Prep 5 mins
Cook 25 mins
This started as refrigerator sweep, and I used left over mushroom rice from the day before. However; this can all be made the same day, and cooked chicken could be used instead of shrimp. Cooking is a Creative Sport.
- 2 (15 ounce) cans chicken broth, divided
- 1 (5 ounce) bagof cocktail cooked shrimp
- 1 (7 ounce) can mushroom stems and pieces, drained
- 1⁄2 cup uncooked white rice
- 1⁄4 cup onion, diced
- 1⁄4 teaspoon garlic powder or 1 garlic clove, diced
- 1 tablespoon olive oil
- 1 tablespoon butter
- Heat the olive oil in a medium sized sauce pan, add the butter and stir until melted.
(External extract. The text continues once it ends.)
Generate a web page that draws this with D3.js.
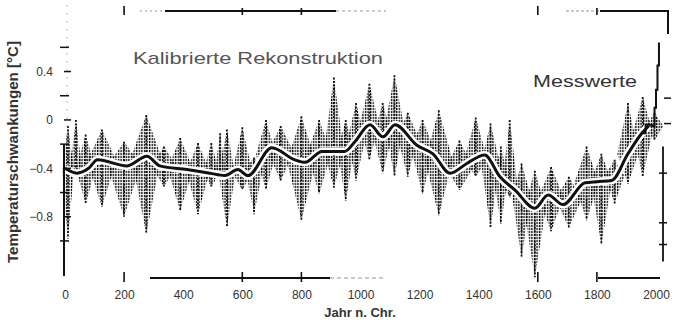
<!DOCTYPE html>
<html>
<head>
<meta charset="utf-8">
<script src="https://cdn.jsdelivr.net/npm/d3@7"></script>
<style>
  body { margin: 0; background: #fff; }
  svg { display: block; font-family: "Liberation Sans", Arial, sans-serif; }
</style>
</head>
<body>
<svg id="chart"></svg>
<script>
const binYears = [10, 37, 70, 125, 200, 275, 335, 390, 450, 495, 525, 548, 600, 640, 680, 730, 800, 860, 910, 950,
  985, 1030, 1075, 1115, 1160, 1210, 1265, 1335, 1390, 1440, 1475, 1505, 1545, 1590, 1645, 1705, 1765, 1815, 1860, 1905, 1955, 1995];
const binHigh = [-0.05, 0.0, -0.12, -0.08, -0.18, 0.04, -0.22, -0.15, -0.19, -0.19, -0.11, -0.08, -0.06, -0.31, 0.0, -0.05, 0.03, 0.0, 0.35, 0.0,
  0.14, 0.30, 0.14, 0.37, 0.06, 0.0, 0.08, -0.17, 0.02, -0.03, -0.22, 0.0, -0.36, -0.42, -0.39, -0.47, -0.22, -0.28, -0.33, 0.14, 0.19, 0.06];
const binLow = [-0.98, -0.42, -0.69, -0.72, -0.80, -0.94, -0.55, -0.75, -0.78, -0.55, -0.44, -0.89, -0.58, -0.78, -0.58, -0.50, -0.83, -0.61, -0.56, -0.67,
  -0.50, -0.33, -0.44, -0.47, -0.47, -0.61, -0.79, -0.58, -0.47, -0.89, -0.86, -0.64, -1.14, -1.30, -0.92, -0.89, -0.83, -1.03, -0.69, -0.53, -0.47, -0.17];

// smoothed reconstruction (thick line)
const smoothYears = [0, 40, 80, 110, 210, 277, 321, 413, 490, 541, 585, 619, 700, 778, 812, 870, 947, 981, 1032, 1076,
  1117, 1191, 1245, 1303, 1360, 1420, 1472, 1523, 1590, 1635, 1685, 1760, 1800, 1850, 1905, 1952, 1975];
const smoothValues = [-0.40, -0.44, -0.40, -0.33, -0.38, -0.30, -0.38, -0.41, -0.44, -0.46, -0.41, -0.46, -0.23, -0.33, -0.35, -0.26, -0.26, -0.18, -0.04, -0.14,
  -0.04, -0.21, -0.28, -0.44, -0.36, -0.29, -0.47, -0.58, -0.73, -0.62, -0.70, -0.52, -0.51, -0.50, -0.28, -0.11, -0.05];

// instrumental record ("Messwerte")
const measuredYears = [1950, 1965, 1985, 1995, 2000, 2005, 2010];
const measuredValues = [-0.11, -0.04, -0.05, 0.10, 0.25, 0.45, 0.64];

const xTicks = [0, 200, 400, 600, 800, 1000, 1200, 1400, 1600, 1800, 2000];
const yTicks = [0.4, 0, -0.4, -0.8];
const yMinorTicks = [0.6, 0.2, -0.2, -0.6, -1.0];

const width = 676, height = 323;
const svg = d3.select('#chart').attr('width', width).attr('height', height);

const x = d3.scaleLinear().domain([0, 2000]).range([65, 656]);
const y = d3.scaleLinear().domain([-1.29, 0.95]).range([276, 5]);

const ink = '#111';

// dotted texture for the annual values
const defs = svg.append('defs');
defs.append('pattern')
    .attr('id', 'dots')
    .attr('width', 2.6).attr('height', 3)
    .attr('patternUnits', 'userSpaceOnUse')
  .append('rect')
    .attr('x', 0.8).attr('y', 0)
    .attr('width', 1.4).attr('height', 2.2)
    .attr('fill', ink);

// smoothed value at any year, used to put the widest part of each spike cluster
const smoothAt = yr => {
  const i = d3.bisectLeft(smoothYears, yr);
  if (i <= 0) return smoothValues[0];
  if (i >= smoothYears.length) return smoothValues[smoothValues.length - 1];
  const t = (yr - smoothYears[i - 1]) / (smoothYears[i] - smoothYears[i - 1]);
  return smoothValues[i - 1] + t * (smoothValues[i] - smoothValues[i - 1]);
};

const bins = binYears.map((yr, i) => {
  const prev = i > 0 ? binYears[i - 1] : yr - (binYears[1] - binYears[0]);
  const next = i < binYears.length - 1 ? binYears[i + 1] : yr + (yr - binYears[i - 1]);
  return {year: yr, hi: binHigh[i], lo: binLow[i], left: (prev + yr) / 2, right: (yr + next) / 2};
});

const cloud = svg.append('g');
cloud.selectAll('.spikes')
  .data(bins)
  .join('polygon')
    .attr('class', 'spikes')
    .attr('fill', 'url(#dots)')
    .attr('points', d => {
      const half = (x(d.right) - x(d.left)) * 0.75;
      const cx = x(d.year), mid = y(smoothAt(d.year));
      return [[cx - half, mid], [cx, y(d.hi)], [cx + half, mid], [cx, y(d.lo)]].join(' ');
    });

// single extreme spike in each bin
cloud.selectAll('.peak')
  .data(bins)
  .join('line')
    .attr('class', 'peak')
    .attr('x1', d => x(d.year)).attr('x2', d => x(d.year))
    .attr('y1', d => y(d.hi)).attr('y2', d => y(d.lo))
    .attr('stroke', ink)
    .attr('stroke-width', 1.8)
    .attr('stroke-dasharray', '2,1.5');

// smoothed line: black with white halo
const smoothLine = d3.line()
    .x((d, i) => x(smoothYears[i]))
    .y(d => y(d))
    .curve(d3.curveMonotoneX);

svg.append('path')
    .attr('d', smoothLine(smoothValues))
    .attr('fill', 'none').attr('stroke', '#fff').attr('stroke-width', 8)
    .attr('stroke-linejoin', 'round');
svg.append('path')
    .attr('d', smoothLine(smoothValues))
    .attr('fill', 'none').attr('stroke', ink).attr('stroke-width', 3)
    .attr('stroke-linejoin', 'round');

const measuredLine = d3.line()
    .x((d, i) => x(measuredYears[i]))
    .y(d => y(d))
    .curve(d3.curveStepAfter);
svg.append('path')
    .attr('d', measuredLine(measuredValues))
    .attr('fill', 'none').attr('stroke', ink).attr('stroke-width', 2);

// left axis
const yAxis = d3.axisLeft(y).tickValues(yTicks).tickSize(0).tickPadding(11)
    .tickFormat(d => d === 0 ? '0' : d3.format('.1f')(d).replace('-', '\u2212'));
const yAxisG = svg.append('g')
    .attr('transform', `translate(${x(0) - 1},0)`)
    .call(yAxis);
yAxisG.select('.domain').remove();
yAxisG.selectAll('text').attr('font-size', 12).attr('fill', '#333');

const axisG = svg.append('g').attr('stroke', ink);
axisG.append('line')
    .attr('x1', x(0) - 1).attr('x2', x(0) - 1)
    .attr('y1', y(-0.2)).attr('y2', y(-1.29))
    .attr('stroke-width', 2);
axisG.append('line')
    .attr('x1', x(0) + 2).attr('x2', x(0) + 2)
    .attr('y1', y(0.95)).attr('y2', y(-0.2))
    .attr('stroke', '#bbb').attr('stroke-dasharray', '2,6');
axisG.selectAll('.ymaj')
  .data(yTicks)
  .join('line')
    .attr('class', 'ymaj')
    .attr('x1', x(0) - 1).attr('x2', x(0) + 6)
    .attr('y1', d => y(d)).attr('y2', d => y(d))
    .attr('stroke-width', 1.5);
axisG.selectAll('.ymin')
  .data(yMinorTicks)
  .join('line')
    .attr('class', 'ymin')
    .attr('x1', x(0) - 5).attr('x2', x(0) + 4)
    .attr('y1', d => y(d)).attr('y2', d => y(d))
    .attr('stroke-width', 1.5);

// right axis
axisG.append('line')
    .attr('x1', 663).attr('x2', 663)
    .attr('y1', y(-0.22)).attr('y2', y(-1.17))
    .attr('stroke-width', 1.8);
axisG.selectAll('.rmaj')
  .data([-0.44, -0.85, -1.03])
  .join('line')
    .attr('class', 'rmaj')
    .attr('x1', 659).attr('x2', 667)
    .attr('y1', d => y(d)).attr('y2', d => y(d))
    .attr('stroke-width', 1.5);
axisG.selectAll('.rtop')
  .data([0.18, -0.03])
  .join('line')
    .attr('class', 'rtop')
    .attr('x1', 664).attr('x2', 671)
    .attr('y1', d => y(d)).attr('y2', d => y(d))
    .attr('stroke-width', 1.5);

// top frame
axisG.append('line')
    .attr('x1', 140).attr('x2', 165).attr('y1', 11).attr('y2', 11)
    .attr('stroke', '#999').attr('stroke-dasharray', '2,3');
axisG.append('line')
    .attr('x1', 165).attr('x2', 336).attr('y1', 11).attr('y2', 11)
    .attr('stroke-width', 2);
axisG.append('line')
    .attr('x1', 336).attr('x2', 386).attr('y1', 11).attr('y2', 11)
    .attr('stroke', '#999').attr('stroke-dasharray', '3,3');
axisG.append('line')
    .attr('x1', 566).attr('x2', 600).attr('y1', 11).attr('y2', 11)
    .attr('stroke', '#999').attr('stroke-dasharray', '3,2');
axisG.append('path')
    .attr('d', 'M600,11H668V34')
    .attr('fill', 'none').attr('stroke-width', 2);
axisG.selectAll('.ttick')
  .data([200, 600, 800, 1600, 1800])
  .join('line')
    .attr('class', 'ttick')
    .attr('x1', d => x(d)).attr('x2', d => x(d))
    .attr('y1', d => d === 200 || d === 1600 ? 6 : 8).attr('y2', 15)
    .attr('stroke-width', 1.6);

// bottom axis
const xAxis = d3.axisBottom(x).tickValues(xTicks).tickSize(0).tickPadding(12)
    .tickFormat(d3.format('d'));
const xAxisG = svg.append('g')
    .attr('transform', 'translate(0,278)')
    .call(xAxis);
xAxisG.select('.domain').remove();
xAxisG.selectAll('text').attr('font-size', 12).attr('fill', '#333');

axisG.append('line')
    .attr('x1', 150).attr('x2', 330).attr('y1', 278).attr('y2', 278)
    .attr('stroke-width', 2);
axisG.append('line')
    .attr('x1', 330).attr('x2', 386).attr('y1', 278).attr('y2', 278)
    .attr('stroke', '#999').attr('stroke-dasharray', '4,3');
axisG.append('line')
    .attr('x1', 598).attr('x2', 660).attr('y1', 278).attr('y2', 278)
    .attr('stroke-width', 2);
axisG.selectAll('.btick')
  .data([200, 600, 800, 1600, 1800])
  .join('line')
    .attr('class', 'btick')
    .attr('x1', d => x(d)).attr('x2', d => x(d))
    .attr('y1', 272).attr('y2', 282)
    .attr('stroke-width', 1.6);

// labels
svg.append('text')
    .attr('transform', 'translate(18,152) rotate(-90)')
    .attr('text-anchor', 'middle')
    .attr('font-size', 14).attr('font-weight', 'bold').attr('fill', '#333')
    .attr('textLength', 222).attr('lengthAdjust', 'spacingAndGlyphs')
    .text('Temperaturschwankungen [°C]');

svg.append('text')
    .attr('x', 360).attr('y', 317)
    .attr('text-anchor', 'middle')
    .attr('font-size', 13).attr('font-weight', 'bold').attr('fill', '#333')
    .text('Jahr n. Chr.');

svg.append('text')
    .attr('x', 133).attr('y', 64)
    .attr('font-size', 17).attr('fill', '#555')
    .attr('textLength', 250).attr('lengthAdjust', 'spacingAndGlyphs')
    .text('Kalibrierte Rekonstruktion');

svg.append('text')
    .attr('x', 533).attr('y', 87)
    .attr('font-size', 17).attr('fill', '#333')
    .attr('textLength', 104).attr('lengthAdjust', 'spacingAndGlyphs')
    .text('Messwerte');
</script>
</body>
</html>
- Sauté the onion in the oil/butter until transparent. Add the rice and stir until coated with the oil/butter, and then add the mushroom pieces, followed by 1 cup of the chicken broth.
- Cover, reduce the heat to the absolute minimum cook for 15 minutes. Turn off the flame and let the rice sit (Do Not Peek) covered for another 10 minutes.
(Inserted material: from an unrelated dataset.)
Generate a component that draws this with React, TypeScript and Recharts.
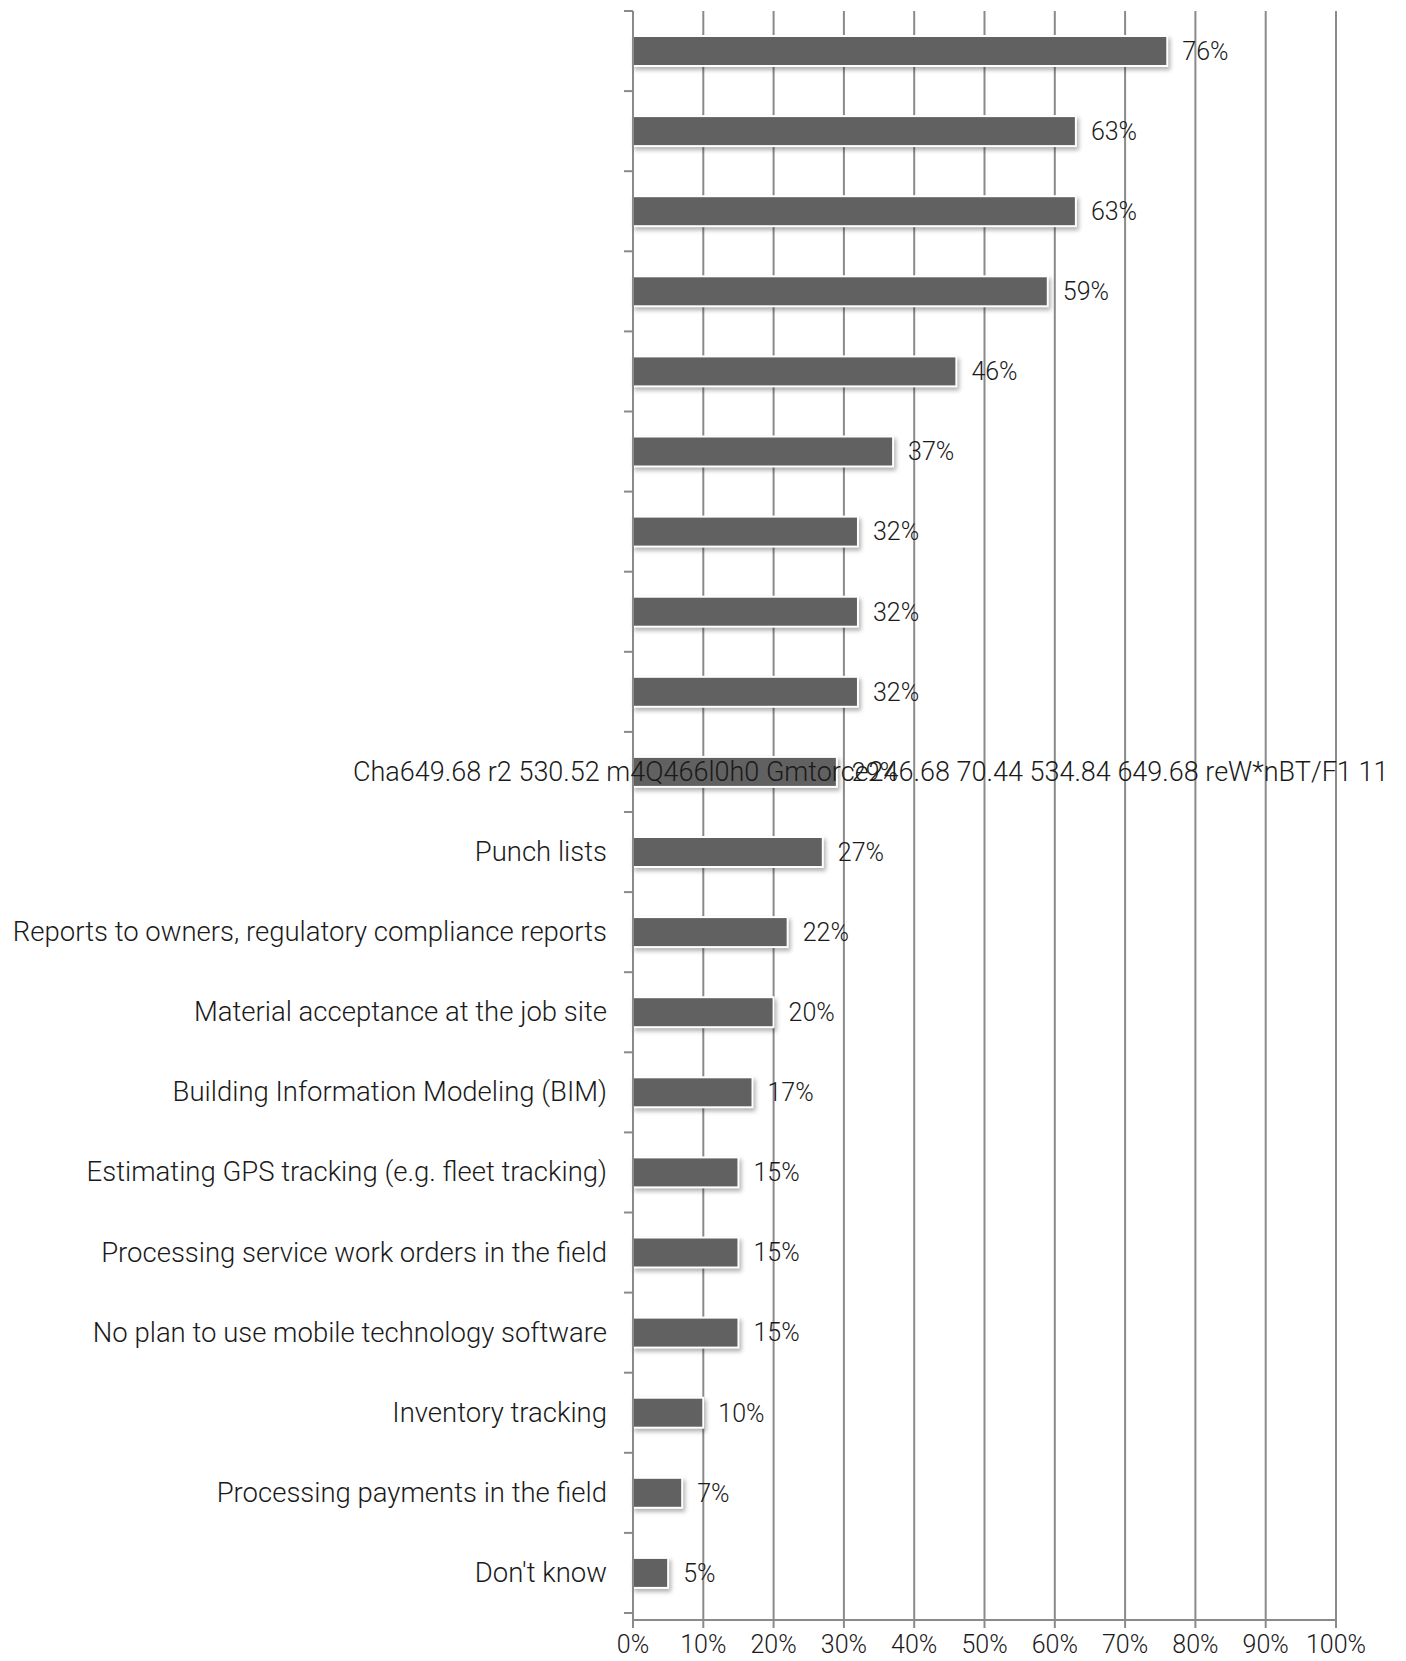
import React from "react";
import {
  BarChart,
  Bar,
  XAxis,
  YAxis,
  CartesianGrid,
  LabelList,
} from "recharts";

// categories, top to bottom (the first nine have no label in the source)
const categories = [
  "",
  " ",
  "  ",
  "   ",
  "    ",
  "     ",
  "      ",
  "       ",
  "        ",
  "Cha649.68 r2 530.52 m4Q466l0h0 Gmtorce246.68 70.44 534.84 649.68 reW*nBT/F1 11",
  "Punch lists",
  "Reports to owners, regulatory compliance reports",
  "Material acceptance at the job site",
  "Building Information Modeling (BIM)",
  "Estimating GPS tracking (e.g. fleet tracking)",
  "Processing service work orders in the field",
  "No plan to use mobile technology software",
  "Inventory tracking",
  "Processing payments in the field",
  "Don't know",
];

const shares = [76, 63, 63, 59, 46, 37, 32, 32, 32, 29, 27, 22, 20, 17, 15, 15, 15, 10, 7, 5];

const xTicks = [0, 10, 20, 30, 40, 50, 60, 70, 80, 90, 100];

const data = categories.map((name, i) => ({ name, value: shares[i] }));

const W = 1406;
const H = 1661;
const TOP = 11;
const AXIS_H = 41;
const PAD_BOTTOM = 7;
const AXIS_X = 633;
const LABEL_GAP = 26;
const FONT = "Roboto, 'Noto Sans', sans-serif";
const GRAY = "#8a8a8a";

const bandSize = (H - TOP - AXIS_H - PAD_BOTTOM) / categories.length;

const CategoryTick = (props: any) => {
  const { x, y, payload, index } = props;
  const text: string = payload.value;
  const long = text.length > 60;
  const ax = x + LABEL_GAP;
  return (
    <g>
      <line x1={ax - 9} x2={ax} y1={y - bandSize / 2} y2={y - bandSize / 2} stroke={GRAY} strokeWidth={2} />
      {index === categories.length - 1 && (
        <line x1={ax - 9} x2={ax} y1={y + bandSize / 2} y2={y + bandSize / 2} stroke={GRAY} strokeWidth={2} />
      )}
      <text
        x={long ? x - 254 : x}
        y={y}
        dy={9}
        textAnchor={long ? "start" : "end"}
        fill="#1a1a1a"
        fontSize={long ? 27 : 27.5}
        fontWeight={300}
        fontFamily={FONT}
      >
        {text.trim()}
      </text>
    </g>
  );
};

const ShadowBar = (props: any) => {
  const { x, y, width, height } = props;
  if (!width || width <= 0) return null;
  return (
    <rect
      x={x}
      y={y}
      width={width}
      height={height}
      fill="#616161"
      stroke="#ffffff"
      strokeWidth={2}
      style={{ filter: "drop-shadow(2px 3px 2px rgba(0,0,0,0.3))" }}
    />
  );
};

export default function App() {
  return (
    <div style={{ position: "absolute", left: 0, top: 0, width: W, height: H, background: "#fff" }}>
      <BarChart
        width={W}
        height={H}
        data={data}
        layout="vertical"
        margin={{ top: TOP, right: 70, bottom: 0, left: 0 }}
        barSize={30}
      >
        <CartesianGrid horizontal={false} stroke={GRAY} strokeWidth={2} />
        <XAxis
          type="number"
          domain={[0, 100]}
          ticks={xTicks}
          interval={0}
          height={AXIS_H}
          tickFormatter={(v: number) => `${v}%`}
          axisLine={{ stroke: GRAY, strokeWidth: 2 }}
          tickLine={{ stroke: GRAY, strokeWidth: 2 }}
          tickSize={8}
          tickMargin={7}
          tick={{ fill: "#1a1a1a", fontSize: 25, fontWeight: 300, fontFamily: FONT }}
        />
        <YAxis
          type="category"
          dataKey="name"
          width={AXIS_X}
          interval={0}
          padding={{ top: 0, bottom: PAD_BOTTOM }}
          tickSize={0}
          tickMargin={LABEL_GAP}
          tickLine={false}
          axisLine={{ stroke: GRAY, strokeWidth: 2 }}
          tick={<CategoryTick />}
        />
        <Bar dataKey="value" isAnimationActive={false} shape={<ShadowBar />}>
          <LabelList
            dataKey="value"
            position="right"
            offset={15}
            formatter={(v: any) => `${v}%`}
            fill="#1a1a1a"
            fontSize={25}
            fontWeight={300}
            fontFamily={FONT}
          />
        </Bar>
      </BarChart>
    </div>
  );
}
- Divide the rice/mushroom between 2 soup bowls.
- Add the remaining chicken broth to the sauce pan and heat until it starts to boil.
- Add thawed shrimp to the boiling chicken broth, followed by the garlic, immediately turn off the heat, stir, and pour into the bowls.
- Adjust taste with salt, pepper, or maybe lemon juice.